“Siamo state le prime, nei mesi scorsi e unitariamente con Cisl e Uil, a denunciare con preoccupazione la crescita esponenziale delle dimissioni delle lavoratrici madri, fenomeno rilanciato ieri da La Stampa in riferimento al rapporto dell'Ispettorato del lavoro del 2016, secondo cui sulle 29.879 donne che si sono licenziate, 24.618 hanno addotto motivazioni legate alla difficoltà di assistere i figli e di conciliare la vita privata con il lavoro. Un dato che merita riflessioni approfondite e che rende evidente come, fra le tante problematicità storiche del nostro mercato del lavoro, quella di genere meriti particolare attenzione”. È quanto dichiarano la segretaria confederale della Cgil Tania Scacchetti e la responsabile Politiche di genere Loredana Taddei.

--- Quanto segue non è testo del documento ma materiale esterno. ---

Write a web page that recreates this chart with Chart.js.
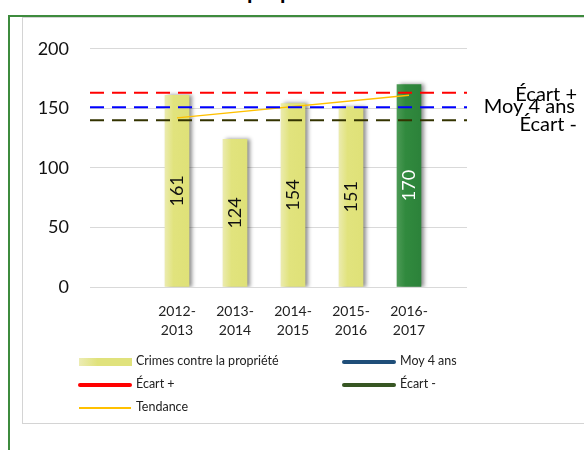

“Il nostro mercato del lavoro – continuano Scacchetti e Taddei – soffre storicamente di una bassa partecipazione delle donne, con divari territoriali enormi. E anche l'aumento dell'occupazione femminile degli ultimi mesi - sottolineano - non può non essere letto indagando la qualità di questa occupazione, speso debole e precaria, come dimostrano anche le percentuali ancora altissime di part time involontario. Ma la crescita delle dimissioni delle lavoratrici madri racconta tanto di più. Racconta – sostengono le dirigenti sindacali – il perdurare di fenomeni discriminatori e che i costi della maternità ricadono ancora prevalentemente sulle lavoratrici, specie se sole o a basso reddito. I padri che lasciano il lavoro per le motivazioni di cui sopra ci sono, ma in misura straordinariamente ridotta. Racconta – aggiungono – della difficoltà delle politiche per la conciliazione, della necessità di mettere in campo maggiore welfare pubblico, ma anche di declinare il tema della responsabilità sociale di impresa affrontando la maternità non come una questione privata o come un costo da comprimere, ma come un valore sociale”.

Per la segretaria confederale e per la responsabile Politiche di genere della Cgil, il dato sulle dimissioni volontarie “non da ultimo chiama in causa la necessità di rafforzare il monitoraggio del fenomeno da parte del ministero del Lavoro, valutando anche gli esiti degli interventi legislativi introdotti per contrastare le cosiddette dimissioni in bianco. Se il benessere di una società si vede dalla condizione delle donne – concludono Scacchetti e Taddei – non è più rinviabile un intervento politico che permetta loro di non dover scegliere tra lavoro e maternità, valori che appartengono non solo alle donne ma all'intera collettività”.